Kerouac had the idea for On The Road in the late 40’s and finished his first draft on one continuous scroll in 1951, although it wasn’t published until 1957. As I held this new edition in my hand I couldn’t stifle my ironic amusement at seeing the latest edition of On The Road being marketed in a discount store with the phrase “NOW! A MAJOR MOTION PICTURE!” plastered all over the cover, along with glossy photos of the 20-something actors smiling with perfect teeth and stylishly coiffed hair who are presumably playing the roles of Jack Kerouac, Allen Ginsberg and Neal Cassady who were, in fact, unwashed, speed addled, pot smoking, besotted, penniless, rag tag vagabonds and not Barbie and Ken Dolls.

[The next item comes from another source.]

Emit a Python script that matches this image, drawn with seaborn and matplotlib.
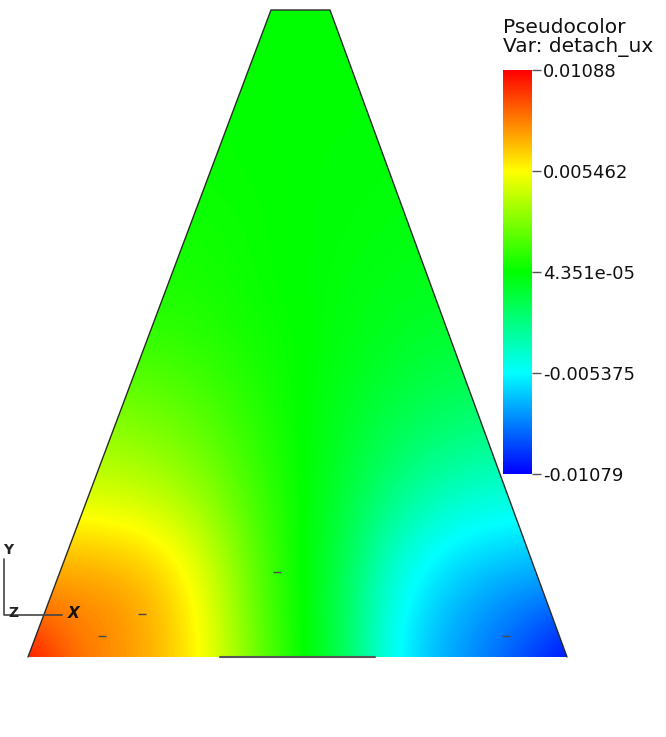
import numpy as np
import matplotlib
matplotlib.use("Agg")
import matplotlib.pyplot as plt
from matplotlib.patches import Polygon
import seaborn as sns

# -- Data

# domain outline (trapezoid corners, screen units, y grows downwards)
domain_x = [28, 271, 330, 567]
domain_y = [657, 10, 10, 657]

# sample grid of detach_ux
grid_x = [28, 73, 118, 163, 208, 253, 298, 343, 388, 433, 478, 523, 568]
grid_y = [10, 64, 118, 172, 226, 280, 334, 388, 441, 495, 549, 603, 657]

row_010 = [0.0001, 0.0001, 0.0001, 0.0001, 0.0001, 0.0001, 0.0000, 0.0000, -0.0001, -0.0001, -0.0001, -0.0001, -0.0001]
row_064 = [0.0001, 0.0001, 0.0001, 0.0001, 0.0001, 0.0001, 0.0000, 0.0000, -0.0001, -0.0001, -0.0001, -0.0001, -0.0001]
row_118 = [0.0002, 0.0002, 0.0002, 0.0002, 0.0001, 0.0001, 0.0000, 0.0000, -0.0001, -0.0001, -0.0002, -0.0002, -0.0002]
row_172 = [0.0003, 0.0003, 0.0003, 0.0002, 0.0002, 0.0001, 0.0000, -0.0001, -0.0001, -0.0002, -0.0002, -0.0002, -0.0002]
row_226 = [0.0004, 0.0004, 0.0004, 0.0004, 0.0003, 0.0002, 0.0000, -0.0001, -0.0002, -0.0003, -0.0003, -0.0003, -0.0003]
row_280 = [0.0007, 0.0007, 0.0007, 0.0006, 0.0005, 0.0002, 0.0000, -0.0002, -0.0004, -0.0005, -0.0006, -0.0006, -0.0006]
row_334 = [0.0012, 0.0012, 0.0011, 0.0010, 0.0008, 0.0004, 0.0001, -0.0003, -0.0006, -0.0009, -0.0010, -0.0010, -0.0010]
row_388 = [0.0022, 0.0022, 0.0021, 0.0019, 0.0014, 0.0007, 0.0001, -0.0005, -0.0011, -0.0015, -0.0018, -0.0019, -0.0019]
row_441 = [0.0035, 0.0034, 0.0032, 0.0028, 0.0021, 0.0011, 0.0001, -0.0008, -0.0017, -0.0024, -0.0028, -0.0030, -0.0030]
row_495 = [0.0047, 0.0046, 0.0045, 0.0040, 0.0030, 0.0015, 0.0002, -0.0011, -0.0026, -0.0037, -0.0044, -0.0046, -0.0046]
row_549 = [0.0068, 0.0066, 0.0064, 0.0058, 0.0042, 0.0020, 0.0002, -0.0015, -0.0038, -0.0054, -0.0060, -0.0063, -0.0065]
row_603 = [0.0082, 0.0080, 0.0077, 0.0068, 0.0050, 0.0022, 0.0002, -0.0017, -0.0048, -0.0063, -0.0073, -0.0080, -0.0085]
row_657 = [0.0108, 0.0085, 0.0078, 0.0068, 0.0052, 0.0025, 0.0003, -0.0016, -0.0050, -0.0068, -0.0080, -0.0092, -0.0108]

# small mesh marks visible on the surface
mark_x = [277, 142, 102, 506]
mark_y = [572, 614, 636, 636]

# bottom edge segment drawn dark
edge_x = [220, 375]
edge_y = [657, 657]

# colour bar
vmin, vmax = -0.01079, 0.01088
tick_vals = [0.01088, 0.005462, 4.351e-05, -0.005375, -0.01079]
tick_labels = ["0.01088", "0.005462", "4.351e-05", "-0.005375", "-0.01079"]
legend_title = "Pseudocolor\nVar: detach_ux"

# -- Drawing

sns.set_style("white")
plt.rcParams['font.family'] = ['DejaVu Sans']

# VisIt "hot" table: blue - cyan - green - yellow - red
cmap = sns.blend_palette(["#0000ff", "#00ffff", "#00ff00", "#ffff00", "#ff0000"], as_cmap=True)

field = np.array([row_010, row_064, row_118, row_172, row_226, row_280, row_334,
                  row_388, row_441, row_495, row_549, row_603, row_657])

fig = plt.figure(figsize=(6.66, 7.37), dpi=100)
ax = fig.add_axes([0, 0, 1, 1])
ax.set_xlim(0, 666)
ax.set_ylim(737, 0)
ax.axis("off")

dx = (grid_x[-1] - grid_x[0]) / (len(grid_x) - 1)
dy = (grid_y[-1] - grid_y[0]) / (len(grid_y) - 1)
extent = [grid_x[0] - dx / 2, grid_x[-1] + dx / 2, grid_y[-1] + dy / 2, grid_y[0] - dy / 2]

im = ax.imshow(field, cmap=cmap, vmin=vmin, vmax=vmax, extent=extent, origin="upper",
               interpolation="bicubic", interpolation_stage="data", aspect="auto")

poly = Polygon(list(zip(domain_x, domain_y)), closed=True, facecolor="none", edgecolor="none")
ax.add_patch(poly)
im.set_clip_path(poly)

# outline: left, top and right sides
ax.plot(domain_x, domain_y, color="#2a2a2a", lw=1.0)
ax.plot(edge_x, edge_y, color="#555555", lw=1.5)
ax.scatter(mark_x, mark_y, marker="_", s=40, color="#4a4a4a", linewidths=1)

# axis triad in the lower left corner
ax.plot([4, 4, 62], [559, 615, 615], color="#444444", lw=1.2)
ax.text(8, 550, "Y", fontsize=10, fontweight="bold", ha="center", va="center", color="#222222")
ax.text(13, 613, "Z", fontsize=10, fontweight="bold", ha="center", va="center", color="#222222")
ax.text(74, 613, "X", fontsize=11, fontweight="bold", style="italic", ha="center", va="center", color="#111111")

# colour bar
cax = fig.add_axes([503 / 666, 1 - 474 / 737, 29 / 666, 404 / 737])
cb = fig.colorbar(im, cax=cax, ticks=tick_vals)
cb.outline.set_visible(False)
cax.set_yticklabels(tick_labels)
cax.tick_params(axis="y", length=6.5, width=1, color="#555555", pad=1.5, labelsize=13, labelcolor="#111111")
fig.text(503 / 666, 1 - 18 / 737, legend_title, fontsize=14.5, ha="left", va="top",
         color="#111111", linespacing=1.0)

plt.savefig("out.png", dpi=100)
plt.close()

I admit to feeling some consternation that one of my own most revered icons from my wayward youth was NOW! A MAJOR MOTION PICTURE! Sacrilege, I say! Not really, but it’s a little like the way I felt when I figured out there was no Santa Claus, or that my Davy Crockett toys had been sold in a garage sale. The death of the 60’s was hard enough to take back then, but do you have to keep rubbing it in in 2012 by making On The Road into Beverly Hills 90210?

So, they finally came out with a film version of On The Road. Well, it took ’em long enough. Kerouac wrote the thing 61 years ago. By the way, what kind of advertising genius still calls films “motion pictures”? The Golden Age of Hollywood is long gone, my friend. A friend of mine told me today that Allen Ginsberg bobbleheads are part of the marketing campaign. Seriously? Must you? That’s just like pouring salt in the wound. If you’re going to do that, then it seems like a Walt Whitman teddy bear would be huge. Or how about a Charles Bukowski doll that smokes, drinks and curses?

I must admit, I am kind of curious about this “major motion picture.” However, I know I’ll be watching this one at home on Movies on Demand, amongst the trappings of my bourgeois lifestyle as I lay draped in velvet and sipping an insouciant cabernet that doesn’t bite back.